2. Действительно, после первоначальных яростных споров между писателями-почвенниками и просто писателями стороны разошлись и как бы перестали замечать друг друга. Объяснение элементарное. Сперва надеялись, что государство будет поддерживать, питать и осыпать благами Союз писателей, как это было при коммунистах. Но потом выяснилось, что государственным людям, озабоченным дележом нефтеносных бассейнов, абсолютно наплевать на деятелей культуры и пропаганды. Никакого наполненного корыта не появилось, не за что стало бороться и отталкивать друг друга. Ныне – другое дело. С чуткостью патентованных сейсмографов эти деятели (в особенности профессиональные патриоты) почувствовали, что выстраивается однопартийная вертикаль власти и она снова будет нуждаться в соответствующей идеологической вертикали. Дождь благ еще не пролился, но вот-вот прольется. Нужно себя демонстрировать и позиционировать.

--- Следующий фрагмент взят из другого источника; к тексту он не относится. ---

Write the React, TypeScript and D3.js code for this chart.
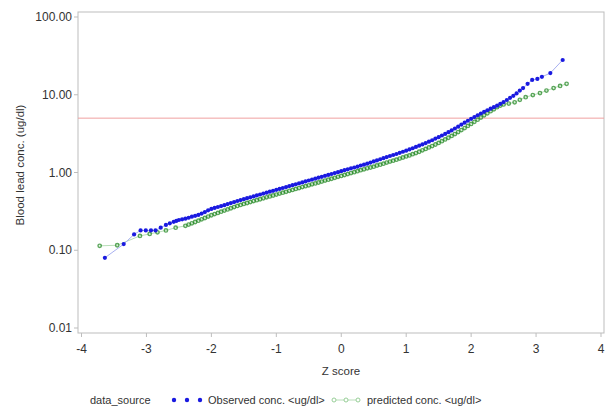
import React from 'react';
import * as d3 from 'd3';

// observed blood lead, z score vs concentration (ug/dl)
const obsZ = [
  -3.64, -3.35, -3.19, -3.09, -3.01, -2.93, -2.86, -2.78, -2.70, -2.64, -2.58, -2.54,
  -2.50, -2.45, -2.40, -2.35, -2.30, -2.25, -2.20, -2.15, -2.10, -2.05,
  -2.00, -1.95, -1.90, -1.85, -1.80, -1.75, -1.70, -1.65, -1.60, -1.55,
  -1.50, -1.45, -1.40, -1.35, -1.30, -1.25, -1.20, -1.15, -1.10, -1.05,
  -1.00, -0.95, -0.90, -0.85, -0.80, -0.75, -0.70, -0.65, -0.60, -0.55,
  -0.50, -0.45, -0.40, -0.35, -0.30, -0.25, -0.20, -0.15, -0.10, -0.05,
  0.00, 0.05, 0.10, 0.15, 0.20, 0.25, 0.30, 0.35, 0.40, 0.45,
  0.50, 0.55, 0.60, 0.65, 0.70, 0.75, 0.80, 0.85, 0.90, 0.95,
  1.00, 1.05, 1.10, 1.15, 1.20, 1.25, 1.30, 1.35, 1.40, 1.45,
  1.50, 1.55, 1.60, 1.65, 1.70, 1.75, 1.80, 1.85, 1.90, 1.95,
  2.00, 2.05, 2.10, 2.15, 2.20, 2.25, 2.30, 2.35, 2.40, 2.45,
  2.50, 2.55, 2.60, 2.65, 2.70, 2.75, 2.80, 2.87, 2.94, 3.02, 3.09, 3.22, 3.41,
];
const obsConc = [
  0.080, 0.120, 0.160, 0.180, 0.180, 0.180, 0.180, 0.195, 0.212, 0.222, 0.232, 0.238,
  0.245, 0.250, 0.255, 0.262, 0.270, 0.277, 0.285, 0.296, 0.310, 0.326,
  0.340, 0.350, 0.360, 0.370, 0.380, 0.392, 0.404, 0.417, 0.430, 0.442,
  0.454, 0.467, 0.480, 0.493, 0.507, 0.521, 0.536, 0.551, 0.566, 0.582,
  0.598, 0.615, 0.632, 0.650, 0.668, 0.687, 0.706, 0.726, 0.746, 0.767,
  0.789, 0.811, 0.834, 0.857, 0.881, 0.906, 0.931, 0.957, 0.984, 1.01,
  1.04, 1.07, 1.10, 1.13, 1.16, 1.19, 1.23, 1.26, 1.30, 1.34,
  1.39, 1.43, 1.48, 1.53, 1.58, 1.63, 1.68, 1.73, 1.79, 1.85,
  1.91, 1.98, 2.05, 2.13, 2.21, 2.30, 2.39, 2.49, 2.60, 2.73,
  2.85, 2.99, 3.13, 3.30, 3.48, 3.68, 3.89, 4.13, 4.37, 4.63,
  4.90, 5.17, 5.45, 5.74, 6.03, 6.32, 6.62, 6.92, 7.24, 7.64,
  8.04, 8.56, 9.12, 9.7, 10.4, 11.3, 12.2, 13.8, 15.5, 16.0, 17.0, 19.0, 28.0,
];

// predicted concentration
const predZ = [
  -3.72, -3.45, -3.10, -2.95, -2.83, -2.70, -2.55,
  -2.40, -2.35, -2.30, -2.25, -2.20, -2.15, -2.10, -2.05,
  -2.00, -1.95, -1.90, -1.85, -1.80, -1.75, -1.70, -1.65, -1.60, -1.55,
  -1.50, -1.45, -1.40, -1.35, -1.30, -1.25, -1.20, -1.15, -1.10, -1.05,
  -1.00, -0.95, -0.90, -0.85, -0.80, -0.75, -0.70, -0.65, -0.60, -0.55,
  -0.50, -0.45, -0.40, -0.35, -0.30, -0.25, -0.20, -0.15, -0.10, -0.05,
  0.00, 0.05, 0.10, 0.15, 0.20, 0.25, 0.30, 0.35, 0.40, 0.45,
  0.50, 0.55, 0.60, 0.65, 0.70, 0.75, 0.80, 0.85, 0.90, 0.95,
  1.00, 1.05, 1.10, 1.15, 1.20, 1.25, 1.30, 1.35, 1.40, 1.45,
  1.50, 1.55, 1.60, 1.65, 1.70, 1.75, 1.80, 1.85, 1.90, 1.95,
  2.00, 2.05, 2.10, 2.15, 2.20, 2.25, 2.30, 2.35, 2.40, 2.45, 2.50,
  2.58, 2.67, 2.75, 2.84, 2.95, 3.06, 3.16, 3.27, 3.37, 3.47,
];
const predConc = [
  0.114, 0.116, 0.153, 0.162, 0.170, 0.180, 0.195,
  0.206, 0.214, 0.222, 0.231, 0.240, 0.250, 0.260, 0.271,
  0.282, 0.292, 0.302, 0.313, 0.324, 0.335, 0.347, 0.359, 0.372, 0.383,
  0.394, 0.405, 0.417, 0.429, 0.441, 0.453, 0.466, 0.479, 0.492, 0.506,
  0.520, 0.535, 0.550, 0.565, 0.581, 0.597, 0.614, 0.631, 0.649, 0.667,
  0.685, 0.704, 0.724, 0.744, 0.765, 0.787, 0.809, 0.831, 0.855, 0.879,
  0.904, 0.929, 0.955, 0.982, 1.01, 1.04, 1.07, 1.10, 1.13, 1.16,
  1.19, 1.23, 1.26, 1.30, 1.34, 1.38, 1.42, 1.46, 1.51, 1.56,
  1.61, 1.66, 1.72, 1.78, 1.85, 1.93, 2.01, 2.10, 2.19, 2.29,
  2.40, 2.53, 2.66, 2.80, 2.95, 3.12, 3.31, 3.51, 3.73, 3.97,
  4.22, 4.49, 4.78, 5.10, 5.43, 5.78, 6.14, 6.50, 6.92, 7.25, 7.50,
  7.70, 8.0, 8.6, 9.3, 9.9, 10.5, 11.3, 12.2, 13.0, 13.8,
];

const xTicks = [-4, -3, -2, -1, 0, 1, 2, 3, 4];
const yTicks = [0.01, 0.1, 1, 10, 100];
const refLevel = 5;

const W = 614;
const H = 409;
const frame = { left: 78, right: 604, top: 12, bottom: 333 };
const FONT = '"Liberation Sans", Arial, sans-serif';
const TEXT = '#333';
const GRID = '#bdbdbd';
const BLUE = '#1a1ae0';
const GREEN = '#268a26';

export default function App()
{
  const x = d3.scaleLinear().domain([-4, 4]).range([81.5, 601]);
  const y = d3.scaleLog().domain([0.01, 100]).range([328, 17]);

  const obs = obsZ.map((z, i) => [z, obsConc[i]] as [number, number]);
  const pred = predZ.map((z, i) => [z, predConc[i]] as [number, number]);

  const line = d3.line<[number, number]>()
    .x((d) => x(d[0]))
    .y((d) => y(d[1]));

  return (
    <svg width={ W } height={ H } style={ { position: 'fixed', left: 0, top: 0, background: '#fff' } }
      fontFamily={ FONT }>
      <rect x={ frame.left } y={ frame.top } width={ frame.right - frame.left }
        height={ frame.bottom - frame.top } fill="none" stroke={ GRID } strokeWidth={ 1 } />

      { yTicks.map((t) => (
        <g key={ 'y' + t }>
          <line x1={ frame.left - 4 } x2={ frame.left } y1={ y(t) } y2={ y(t) } stroke={ GRID } />
          <text x={ frame.left - 6 } y={ y(t) } dy="0.35em" textAnchor="end" fontSize={ 12 } fill={ TEXT }>
            { t.toFixed(2) }
          </text>
        </g>
      )) }
      { xTicks.map((t) => (
        <g key={ 'x' + t }>
          <line x1={ x(t) } x2={ x(t) } y1={ frame.bottom } y2={ frame.bottom + 4 } stroke={ GRID } />
          <text x={ x(t) } y={ 353 } textAnchor="middle" fontSize={ 12 } fill={ TEXT }>{ t }</text>
        </g>
      )) }

      <text x={ 341 } y={ 375 } textAnchor="middle" fontSize={ 11.5 } fill={ TEXT }>Z score</text>
      <text transform="translate(24,165) rotate(-90)" textAnchor="middle" fontSize={ 11.5 } fill={ TEXT }>
        Blood lead conc. (ug/dl)
      </text>

      <line x1={ frame.left } x2={ frame.right } y1={ y(refLevel) } y2={ y(refLevel) }
        stroke="#f0a0a0" strokeWidth={ 1 } />

      <path d={ line(pred) ?? '' } fill="none" stroke="#b8deb8" strokeWidth={ 1 } />
      { pred.map((d, i) => (
        <circle key={ 'p' + i } cx={ x(d[0]) } cy={ y(d[1]) } r={ 1.7 } fill="none"
          stroke={ GREEN } strokeWidth={ 1.4 } strokeOpacity={ 0.75 } />
      )) }

      <path d={ line(obs) ?? '' } fill="none" stroke="#a8b0f0" strokeWidth={ 1 } />
      { obs.map((d, i) => (
        <circle key={ 'o' + i } cx={ x(d[0]) } cy={ y(d[1]) } r={ 2.1 } fill={ BLUE } />
      )) }

      <g fontSize={ 11 } fill={ TEXT }>
        <text x={ 90 } y={ 404 }>data_source</text>
        { [174, 187, 200].map((cx) => (
          <circle key={ 'lb' + cx } cx={ cx } cy={ 400 } r={ 2.2 } fill={ BLUE } />
        )) }
        <text x={ 208 } y={ 404 }>Observed conc. &lt;ug/dl&gt;</text>
        <line x1={ 334 } x2={ 358 } y1={ 400 } y2={ 400 } stroke="#b8deb8" />
        { [334, 346, 358].map((cx) => (
          <circle key={ 'lg' + cx } cx={ cx } cy={ 400 } r={ 2 } fill="#fff" stroke="#8cc88c" strokeWidth={ 0.9 } />
        )) }
        <text x={ 367 } y={ 404 }>predicted conc. &lt;ug/dl&gt;</text>
      </g>
    </svg>
  );
}
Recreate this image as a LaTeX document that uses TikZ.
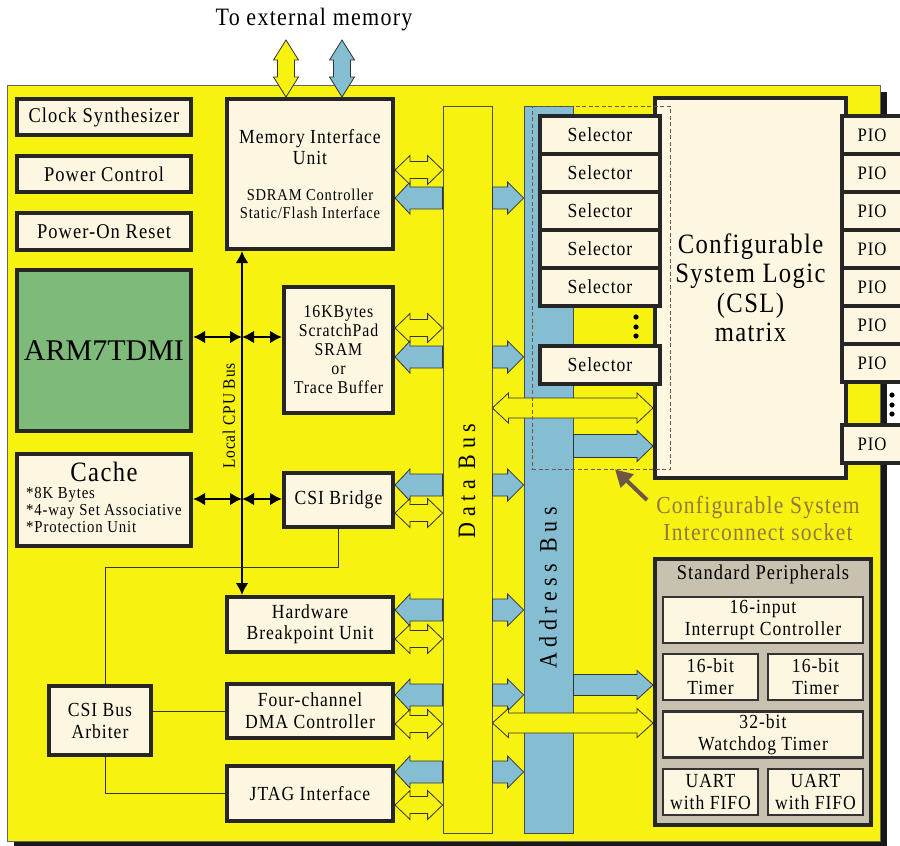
\documentclass[tikz,border=0pt]{standalone}
\usepackage{fontspec}
\setmainfont{Liberation Serif}[FakeStretch=0.88,LetterSpace=5]
\newfontfamily\widefont{Liberation Serif}[FakeStretch=0.88,LetterSpace=22]
\newfontfamily\tightfont{Liberation Serif}
\usetikzlibrary{calc,arrows.meta}

\definecolor{board}{RGB}{247,242,16}
\definecolor{cream}{RGB}{253,247,225}
\definecolor{busblue}{RGB}{133,190,211}
\definecolor{armgreen}{RGB}{126,186,122}
\definecolor{spgrey}{RGB}{200,193,175}
\definecolor{sockbrown}{RGB}{145,120,65}
\definecolor{ptrbrown}{RGB}{110,85,70}

\tikzset{
  blk/.style={draw=black!85, line width=4, fill=cream, align=center, inner sep=0},
  pbox/.style={draw=black!80, line width=2.5, fill=cream, align=center, inner sep=0,
    minimum height=46, font=\fontsize{20}{22}\selectfont},
  bus/.style={draw=black!70, line width=0.8, inner sep=0, minimum width=49, minimum height=727},
  fat/.style={draw=black!80, line width=0.8, line join=miter},
  wire/.style={draw=black!80, line width=0.8},
  cpu/.style={line width=2.5, {Latex[length=12pt,width=13pt]}-{Latex[length=12pt,width=13pt]}},
  ptr/.style={draw=ptrbrown, line width=4, -{Triangle[length=17pt,width=18pt]}},
}
\newcommand\smallsz{\fontsize{16.5}{17.5}\selectfont}

% fat arrow with one head: from #2 to #3, shaft half #4, head half #5, head length #6
\newcommand\sarrow[6][]{%
  \coordinate (arrB) at ($(#3)!#6!(#2)$);
  \draw[fat,#1] ($(#2)!#4!90:(#3)$) -- ($(arrB)!#4!-90:(#2)$) -- ($(arrB)!#5!-90:(#2)$)
    -- (#3) -- ($(arrB)!#5!90:(#2)$) -- ($(arrB)!#4!90:(#2)$) -- ($(#2)!#4!-90:(#3)$) -- cycle;}
% fat arrow with two heads
\newcommand\darrow[6][]{%
  \coordinate (arrA) at ($(#2)!#6!(#3)$);
  \coordinate (arrB) at ($(#3)!#6!(#2)$);
  \draw[fat,#1] (#2) -- ($(arrA)!#5!90:(#3)$) -- ($(arrA)!#4!90:(#3)$)
    -- ($(arrB)!#4!-90:(#2)$) -- ($(arrB)!#5!-90:(#2)$) -- (#3)
    -- ($(arrB)!#5!90:(#2)$) -- ($(arrB)!#4!90:(#2)$)
    -- ($(arrA)!#4!-90:(#3)$) -- ($(arrA)!#5!-90:(#3)$) -- cycle;}

\begin{document}
\begin{tikzpicture}[x=1pt,y=-1pt]
\useasboundingbox (0,0) rectangle (900,846);
\clip (0,0) rectangle (900,846);

% chip board
\fill[black!90] (14,92) rectangle (887,850);
\draw[black!60, line width=0.8, fill=board] (7,85) rectangle (880,841);

% buses
\node[bus, fill=board] (dbus) at (467.5,469.5) {};
\node[bus, fill=busblue] (abus) at (548.5,469.5) {};
\node[rotate=90, font=\widefont\fontsize{25}{25}\selectfont] (dbuslbl) at (467,481) {Data Bus};
\node[rotate=90, font=\widefont\fontsize{25}{25}\selectfont] (abuslbl) at (548,588) {Address Bus};

% CSL matrix, selectors and PIOs
\node[blk, minimum width=191, minimum height=380, font=\fontsize{28}{29.5}\selectfont] (csl)
  at (750.5,288) {Configurable\\System Logic\\(CSL)\\matrix};
\foreach \y in {135,173,211,249,287,365}
  \node[blk, minimum width=120, minimum height=38, font=\fontsize{20}{20}\selectfont] (sel\y) at (600,\y) {Selector};
\foreach \y in {135,173,211,249,287,325,363,444}
  \node[blk, minimum width=61, minimum height=38, font=\fontsize{19}{19}\selectfont] (pio\y) at (872,\y) {PIO};

% standard peripherals
\node[draw=black!85, line width=4, fill=spgrey, minimum width=216, minimum height=266, inner sep=0] (sp) at (763,692) {};
\node[font=\fontsize{21}{21}\selectfont] (sptitle) at (763,574) {Standard Peripherals};
\node[pbox, minimum width=200] (intc) at (763,620) {16-input\\Interrupt Controller};
\node[pbox, minimum width=95] (tmr1) at (710.5,677) {16-bit\\Timer};
\node[pbox, minimum width=95] (tmr2) at (815.5,677) {16-bit\\Timer};
\node[pbox, minimum width=200] (wdt) at (763,734.5) {32-bit\\Watchdog Timer};
\node[pbox, minimum width=95] (uart1) at (710.5,792) {UART\\with FIFO};
\node[pbox, minimum width=95] (uart2) at (815.5,792) {UART\\with FIFO};

% left column
\node[blk, minimum width=174, minimum height=36, font=\fontsize{21}{21}\selectfont] (clk) at (104,117) {Clock Synthesizer};
\node[blk, minimum width=174, minimum height=36, font=\fontsize{21}{21}\selectfont] (pwr) at (104,174) {Power Control};
\node[blk, minimum width=174, minimum height=37, font=\fontsize{21}{21}\selectfont] (por) at (104,231.5) {Power-On Reset};
\node[blk, fill=armgreen, minimum width=174, minimum height=161, font=\tightfont\fontsize{30}{30}\selectfont] (arm)
  at (104,350.5) {ARM7TDMI};
\node[blk, minimum width=174, minimum height=92] (cache) at (104,500)
  {\fontsize{28}{28}\selectfont Cache\\[4pt]\fontsize{16.8}{17}\selectfont
   \begin{tabular}[t]{@{}l@{}}{*}8K Bytes\\{*}4-way Set Associative\\{*}Protection Unit\end{tabular}};
\node[blk, minimum width=102, minimum height=69, font=\fontsize{20}{22}\selectfont] (arb) at (100,720.5) {CSI Bus\\Arbiter};

% middle column
\node[blk, minimum width=166, minimum height=150, font=\fontsize{20}{17.5}\selectfont] (miu) at (310,174)
  {Memory Interface\\[2.5pt]Unit\\[18pt]\smallsz SDRAM Controller\\[0.5pt]\smallsz Static/Flash Interface};
\node[blk, minimum width=109, minimum height=126, font=\fontsize{18}{19}\selectfont] (sram) at (338.5,350)
  {16KBytes\\ScratchPad\\SRAM\\or\\Trace Buffer};
\node[blk, minimum width=109, minimum height=54, font=\fontsize{20}{20}\selectfont] (csib) at (338.5,500) {CSI Bridge};
\node[blk, minimum width=166, minimum height=55, font=\fontsize{20}{21}\selectfont] (hbu) at (310,624.5) {Hardware\\Breakpoint Unit};
\node[blk, minimum width=166, minimum height=54, font=\fontsize{20}{22}\selectfont] (dma) at (310,711) {Four-channel\\DMA Controller};
\node[blk, minimum width=166, minimum height=55, font=\fontsize{20}{20}\selectfont] (jtag) at (310,793.5) {JTAG Interface};

% block <-> bus arrows
\foreach \blk/\ya/\yb in {miu/170/198, sram/328/357, csib/513/485, hbu/639/610, dma/724/695, jtag/805/772}{
  \sarrow[fill=busblue]{dbus.west |- 0,\yb}{\blk.east |- 0,\yb}{11pt}{16pt}{15pt}
  \sarrow[fill=busblue]{dbus.east |- 0,\yb}{abus.west |- 0,\yb}{11pt}{16pt}{16pt}
  \darrow[fill=board]{\blk.east |- 0,\ya}{dbus.west |- 0,\ya}{8.5pt}{14.5pt}{15pt}
}
\darrow[fill=board]{dbus.east |- 0,408}{csl.west |- 0,408}{10pt}{15pt}{16pt}
\sarrow[fill=busblue]{abus.east |- 0,446}{csl.west |- 0,446}{11.5pt}{15.5pt}{16pt}
\sarrow[fill=busblue]{abus.east |- 0,685}{sp.west |- 0,685}{10.5pt}{14.5pt}{16pt}
\darrow[fill=board]{dbus.east |- 0,723}{sp.west |- 0,723}{10pt}{14.5pt}{16pt}

% external memory
\node[font=\fontsize{25}{25}\selectfont] (extmem) at (314,20) {To external memory};
\coordinate (ext1) at (286,40);
\coordinate (ext2) at (342,40);
\darrow[fill=board]{ext1}{miu.north -| ext1}{8.5pt}{12.5pt}{20pt}
\darrow[fill=busblue]{ext2}{miu.north -| ext2}{8.5pt}{12.5pt}{20pt}

% local CPU bus
\coordinate (cpuA) at (242,337);
\coordinate (cpuC) at (242,499);
\draw[cpu] (miu.south -| cpuA) -- (hbu.north -| cpuA);
\draw[cpu] (arm.east |- cpuA) -- (cpuA);
\draw[cpu] (cpuA) -- (sram.west |- cpuA);
\draw[cpu] (cache.east |- cpuC) -- (cpuC);
\draw[cpu] (cpuC) -- (csib.west |- cpuC);
\node[rotate=90, font=\fontsize{17.5}{17.5}\selectfont] (cpulbl) at (229,416) {Local CPU Bus};

% CSI control wires
\draw[wire] (csib.south) |- (105,567) -- (arb.north -| 105,0);
\draw[wire] (arb.east |- dma.west) -- (dma.west);
\draw[wire] (arb.south -| 105,0) |- (jtag.west);

% CSI socket
\node[draw=ptrbrown, dash pattern=on 4pt off 2.5pt, line width=0.8, minimum width=138, minimum height=363, inner sep=0] (sock)
  at (601,287.5) {};
\node[text=sockbrown, font=\fontsize{24.5}{27}\selectfont, align=center] (socktxt) at (758,518)
  {Configurable System\\Interconnect socket};
\coordinate (ptrtail) at (647,500);
\draw[ptr] (ptrtail) -- (sock.south -| 615,0);

% more selectors / PIOs
\foreach \y in {317,327,336} \fill (636,\y) circle (2.6);
\foreach \y in {395,405,414} \fill (892,\y) circle (2.6);
\end{tikzpicture}
\end{document}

3. Не совсем понимаю вопрос. Журнал «Знамя» – радикальный проект или консервативный? Допустим, журнал может быть проектом. Но писатель – он что, проект? Если да, то чей – папин-мамин, свой собственный или некоего идеологического центра? И кто такой радикал? Деррида? Флэнн О’Брайан? Пригов? Лимонов? Если же под радикальным подразумевать бесстыжее (матерщину, садизм, порнографию и т. п.), то результаты, на мой взгляд, самые страшные. Сводя психическую деятельность к инстинктам, а технологию – к производству кнопок, нажимающих на мозговые центры удовольствия, человек стремительно расчеловечивается, утрачивает образ Божий. Позволю себе снова процитировать Роберта Фроста:

 
Так отомстила нам любовь к сравненьям
По нисходящей линии. Пока
Сравненья наши шли по восходящей,
Мы были человеки – лишь ступенью
Пониже ангелов или богов.
Когда же мы в сравнениях своих
Спустились до того, что увидали
Свой образ чуть ли не в болотной жиже,
Настало время разочарований.
Нас поглотила по частям животность,
Как тех, что откупались от дракона
Людскими жертвами.
 

Дословно: «We were lost piecemeal to the animals, / Like people thrown out to delay the wolves» («Мы все погибли, разорванные зверями по одному, как люди, выброшенные из саней, чтобы задержать стаю волков»).


4. Только что литературную практику делили на консервативную и радикальную, а теперь критиков делят на традиционалистов и постмодернистов. Это немножко сбивает. Традиционалист и консерватор – одно и то же или нет? А постмодернист и радикал? Не многовато ли терминов?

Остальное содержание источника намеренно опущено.